What this task involves » Copy out the listing that follows, exactly, without its pictures.

Data block »

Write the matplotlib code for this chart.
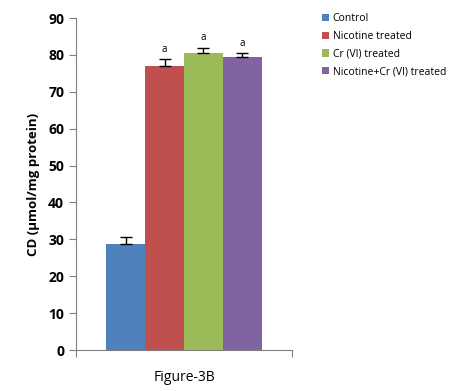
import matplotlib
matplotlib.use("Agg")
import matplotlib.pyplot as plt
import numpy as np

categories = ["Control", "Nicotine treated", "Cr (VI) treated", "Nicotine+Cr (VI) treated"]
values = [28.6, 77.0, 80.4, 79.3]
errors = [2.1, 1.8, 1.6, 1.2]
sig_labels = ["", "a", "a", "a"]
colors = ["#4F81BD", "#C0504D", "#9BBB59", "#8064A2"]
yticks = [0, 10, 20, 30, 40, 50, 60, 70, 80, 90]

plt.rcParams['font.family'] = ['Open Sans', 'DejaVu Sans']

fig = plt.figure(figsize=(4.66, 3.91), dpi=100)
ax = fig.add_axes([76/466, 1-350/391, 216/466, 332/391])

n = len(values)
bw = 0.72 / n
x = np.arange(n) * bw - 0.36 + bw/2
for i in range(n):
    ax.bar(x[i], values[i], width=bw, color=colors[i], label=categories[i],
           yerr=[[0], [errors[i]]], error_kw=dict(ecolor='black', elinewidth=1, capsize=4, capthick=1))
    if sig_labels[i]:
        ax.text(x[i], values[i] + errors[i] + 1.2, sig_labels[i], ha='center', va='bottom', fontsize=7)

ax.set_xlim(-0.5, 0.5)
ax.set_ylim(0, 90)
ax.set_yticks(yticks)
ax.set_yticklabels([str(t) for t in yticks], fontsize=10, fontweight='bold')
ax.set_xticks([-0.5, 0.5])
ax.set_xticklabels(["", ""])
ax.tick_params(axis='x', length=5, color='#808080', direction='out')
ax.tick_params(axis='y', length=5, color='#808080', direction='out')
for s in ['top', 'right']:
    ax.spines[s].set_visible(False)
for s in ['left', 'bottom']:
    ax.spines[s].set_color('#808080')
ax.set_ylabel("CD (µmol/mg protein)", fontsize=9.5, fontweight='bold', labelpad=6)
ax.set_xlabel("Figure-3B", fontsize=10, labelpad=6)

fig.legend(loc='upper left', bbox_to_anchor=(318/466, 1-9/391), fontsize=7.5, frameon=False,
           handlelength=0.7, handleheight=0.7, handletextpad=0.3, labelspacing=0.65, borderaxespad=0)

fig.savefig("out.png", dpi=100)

Right answer »
Write the matplotlib code for this chart.
import matplotlib
matplotlib.use("Agg")
import matplotlib.pyplot as plt
import numpy as np

categories = ["Control", "Nicotine treated", "Cr (VI) treated", "Nicotine+Cr (VI) treated"]
values = [28.6, 77.0, 80.4, 79.3]
errors = [2.1, 1.8, 1.6, 1.2]
sig_labels = ["", "a", "a", "a"]
colors = ["#4F81BD", "#C0504D", "#9BBB59", "#8064A2"]
yticks = [0, 10, 20, 30, 40, 50, 60, 70, 80, 90]

plt.rcParams['font.family'] = ['Open Sans', 'DejaVu Sans']

fig = plt.figure(figsize=(4.66, 3.91), dpi=100)
ax = fig.add_axes([76/466, 1-350/391, 216/466, 332/391])

n = len(values)
bw = 0.72 / n
x = np.arange(n) * bw - 0.36 + bw/2
for i in range(n):
    ax.bar(x[i], values[i], width=bw, color=colors[i], label=categories[i],
           yerr=[[0], [errors[i]]], error_kw=dict(ecolor='black', elinewidth=1, capsize=4, capthick=1))
    if sig_labels[i]:
        ax.text(x[i], values[i] + errors[i] + 1.2, sig_labels[i], ha='center', va='bottom', fontsize=7)

ax.set_xlim(-0.5, 0.5)
ax.set_ylim(0, 90)
ax.set_yticks(yticks)
ax.set_yticklabels([str(t) for t in yticks], fontsize=10, fontweight='bold')
ax.set_xticks([-0.5, 0.5])
ax.set_xticklabels(["", ""])
ax.tick_params(axis='x', length=5, color='#808080', direction='out')
ax.tick_params(axis='y', length=5, color='#808080', direction='out')
for s in ['top', 'right']:
    ax.spines[s].set_visible(False)
for s in ['left', 'bottom']:
    ax.spines[s].set_color('#808080')
ax.set_ylabel("CD (µmol/mg protein)", fontsize=9.5, fontweight='bold', labelpad=6)
ax.set_xlabel("Figure-3B", fontsize=10, labelpad=6)

fig.legend(loc='upper left', bbox_to_anchor=(318/466, 1-9/391), fontsize=7.5, frameon=False,
           handlelength=0.7, handleheight=0.7, handletextpad=0.3, labelspacing=0.65, borderaxespad=0)

fig.savefig("out.png", dpi=100)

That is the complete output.